L’oubli de l’héritage anticolonial
Ce mépris pour l’histoire l’amène également à oublier, à moins qu’elle ne les ignore, les luttes anticoloniales menées par la gauche socialiste, puis communiste, en Europe depuis la fin du XIXe siècle jusqu’aux années 1960. Cet héritage anticolonial n’est jamais évoqué par les défenseurs du décolonialisme, que ce soit en Amérique latine ou en Europe. Leur discours montre combien est schématique leur vision de l’Europe et des « Blancs », source de tous les maux depuis cinq grands siècles. Rappelons enfin que les défenseurs du décolonialisme collaborent depuis le début des années 2000 avec le régime de Chavez au Venezuela, puis de Nicola Maduro, son successeur, qui a annoncé en 2018 la création d’un Institut national pour la décolonisation.

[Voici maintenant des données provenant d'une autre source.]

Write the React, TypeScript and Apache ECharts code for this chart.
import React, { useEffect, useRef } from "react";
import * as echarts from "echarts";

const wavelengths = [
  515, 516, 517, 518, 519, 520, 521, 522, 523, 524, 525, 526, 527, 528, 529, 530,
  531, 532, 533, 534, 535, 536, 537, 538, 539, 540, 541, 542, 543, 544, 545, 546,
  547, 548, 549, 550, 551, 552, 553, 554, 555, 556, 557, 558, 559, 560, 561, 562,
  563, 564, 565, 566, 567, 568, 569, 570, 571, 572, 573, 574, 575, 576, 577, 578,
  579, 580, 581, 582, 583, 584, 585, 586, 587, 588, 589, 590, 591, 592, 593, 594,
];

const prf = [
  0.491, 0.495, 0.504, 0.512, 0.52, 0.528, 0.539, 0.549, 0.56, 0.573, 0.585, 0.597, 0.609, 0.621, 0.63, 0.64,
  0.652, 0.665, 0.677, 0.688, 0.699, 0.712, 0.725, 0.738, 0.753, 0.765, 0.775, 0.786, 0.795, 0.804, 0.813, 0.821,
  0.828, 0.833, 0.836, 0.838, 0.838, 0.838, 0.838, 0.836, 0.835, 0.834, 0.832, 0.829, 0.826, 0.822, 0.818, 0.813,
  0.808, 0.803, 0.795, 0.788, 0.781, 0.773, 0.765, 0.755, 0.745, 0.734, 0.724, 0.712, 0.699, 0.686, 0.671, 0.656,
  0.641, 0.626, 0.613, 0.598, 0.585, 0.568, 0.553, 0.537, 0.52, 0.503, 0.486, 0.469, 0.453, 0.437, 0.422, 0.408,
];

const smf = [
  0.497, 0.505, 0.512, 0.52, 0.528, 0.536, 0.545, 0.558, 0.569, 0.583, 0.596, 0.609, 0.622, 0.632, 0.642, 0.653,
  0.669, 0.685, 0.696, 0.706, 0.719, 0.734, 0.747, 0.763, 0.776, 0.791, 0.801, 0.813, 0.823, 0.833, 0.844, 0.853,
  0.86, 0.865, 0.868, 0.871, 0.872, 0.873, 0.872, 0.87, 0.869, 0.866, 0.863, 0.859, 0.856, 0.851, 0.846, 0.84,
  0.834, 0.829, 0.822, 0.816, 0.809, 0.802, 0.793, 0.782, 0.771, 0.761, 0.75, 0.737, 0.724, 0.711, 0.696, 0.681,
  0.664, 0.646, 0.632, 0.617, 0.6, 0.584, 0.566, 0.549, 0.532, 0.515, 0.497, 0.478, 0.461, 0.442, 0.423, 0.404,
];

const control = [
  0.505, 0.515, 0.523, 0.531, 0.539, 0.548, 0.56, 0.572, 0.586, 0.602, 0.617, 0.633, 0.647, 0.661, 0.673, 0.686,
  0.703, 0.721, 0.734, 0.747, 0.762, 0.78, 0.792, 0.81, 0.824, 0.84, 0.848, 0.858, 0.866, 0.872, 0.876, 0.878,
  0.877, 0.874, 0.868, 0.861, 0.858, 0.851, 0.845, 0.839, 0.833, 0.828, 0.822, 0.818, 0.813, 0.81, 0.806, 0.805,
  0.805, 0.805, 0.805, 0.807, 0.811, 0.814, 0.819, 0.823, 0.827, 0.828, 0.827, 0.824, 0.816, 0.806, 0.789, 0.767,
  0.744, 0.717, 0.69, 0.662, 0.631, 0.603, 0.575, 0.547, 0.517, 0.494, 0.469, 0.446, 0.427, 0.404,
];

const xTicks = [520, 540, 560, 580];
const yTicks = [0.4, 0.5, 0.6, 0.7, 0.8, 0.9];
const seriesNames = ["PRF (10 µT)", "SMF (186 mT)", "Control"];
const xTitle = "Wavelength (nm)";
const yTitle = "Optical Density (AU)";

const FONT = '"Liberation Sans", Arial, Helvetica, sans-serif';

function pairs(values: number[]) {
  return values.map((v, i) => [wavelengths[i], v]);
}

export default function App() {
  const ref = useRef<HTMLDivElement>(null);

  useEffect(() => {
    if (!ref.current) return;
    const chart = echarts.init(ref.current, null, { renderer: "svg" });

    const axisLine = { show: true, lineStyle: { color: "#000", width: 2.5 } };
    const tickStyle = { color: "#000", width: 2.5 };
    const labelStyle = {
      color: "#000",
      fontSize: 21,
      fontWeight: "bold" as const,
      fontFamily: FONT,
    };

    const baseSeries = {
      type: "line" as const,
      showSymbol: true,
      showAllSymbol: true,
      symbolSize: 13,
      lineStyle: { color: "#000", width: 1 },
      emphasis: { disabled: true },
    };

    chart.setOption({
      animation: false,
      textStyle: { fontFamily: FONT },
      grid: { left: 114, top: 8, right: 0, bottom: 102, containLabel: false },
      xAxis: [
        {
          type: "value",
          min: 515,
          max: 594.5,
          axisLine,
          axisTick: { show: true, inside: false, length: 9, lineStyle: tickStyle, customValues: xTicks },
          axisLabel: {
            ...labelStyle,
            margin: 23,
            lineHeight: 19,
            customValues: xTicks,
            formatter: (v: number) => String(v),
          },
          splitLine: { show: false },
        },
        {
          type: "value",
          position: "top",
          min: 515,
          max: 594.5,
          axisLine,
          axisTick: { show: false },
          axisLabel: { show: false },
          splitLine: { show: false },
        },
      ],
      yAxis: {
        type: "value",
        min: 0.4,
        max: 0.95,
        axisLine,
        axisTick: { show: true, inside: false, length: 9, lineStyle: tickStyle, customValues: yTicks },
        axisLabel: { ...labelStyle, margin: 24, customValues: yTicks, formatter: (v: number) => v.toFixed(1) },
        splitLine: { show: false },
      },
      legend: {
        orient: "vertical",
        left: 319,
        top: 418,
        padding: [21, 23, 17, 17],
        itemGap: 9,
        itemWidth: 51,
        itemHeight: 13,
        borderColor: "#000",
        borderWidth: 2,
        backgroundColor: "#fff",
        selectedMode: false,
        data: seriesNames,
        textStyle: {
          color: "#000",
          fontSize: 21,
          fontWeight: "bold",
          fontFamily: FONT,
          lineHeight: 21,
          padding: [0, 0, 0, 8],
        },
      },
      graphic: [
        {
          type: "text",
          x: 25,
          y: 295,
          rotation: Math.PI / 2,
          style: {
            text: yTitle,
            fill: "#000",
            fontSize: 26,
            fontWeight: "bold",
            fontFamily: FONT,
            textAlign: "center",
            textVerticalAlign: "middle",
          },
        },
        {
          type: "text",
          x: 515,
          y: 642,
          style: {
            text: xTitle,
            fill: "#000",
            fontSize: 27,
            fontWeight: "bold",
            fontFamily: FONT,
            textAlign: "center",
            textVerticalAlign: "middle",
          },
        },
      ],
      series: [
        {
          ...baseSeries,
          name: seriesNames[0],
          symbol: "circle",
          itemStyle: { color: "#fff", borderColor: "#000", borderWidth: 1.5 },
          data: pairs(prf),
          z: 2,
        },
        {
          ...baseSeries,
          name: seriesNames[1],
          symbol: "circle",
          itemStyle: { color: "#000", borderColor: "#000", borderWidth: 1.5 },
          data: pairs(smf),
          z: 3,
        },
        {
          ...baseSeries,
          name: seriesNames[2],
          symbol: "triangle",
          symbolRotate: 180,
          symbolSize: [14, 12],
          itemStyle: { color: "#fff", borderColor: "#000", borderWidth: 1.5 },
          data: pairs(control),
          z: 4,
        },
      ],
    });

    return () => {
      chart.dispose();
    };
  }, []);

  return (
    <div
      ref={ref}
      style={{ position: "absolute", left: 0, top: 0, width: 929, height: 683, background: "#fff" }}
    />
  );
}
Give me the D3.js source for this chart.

Écrit par sept chercheurs originaires d’Amérique latine ou y travaillant, ce livre étudie principalement les fondements théoriques sur lesquels repose le décolonialisme. Il s’attache tout particulièrement à son utilisation du marxisme à partir d’une lecture réductrice et schématique. On n’y trouvera donc pas un examen des effets et de l’audience de la pensée décoloniale aux États-Unis et en Europe. D’une lecture parfois ardue, ce livre a le grand mérite faire un tableau détaillé des conceptions des penseurs de la pensée décoloniale et de ceux qui le défendent en Amérique latine.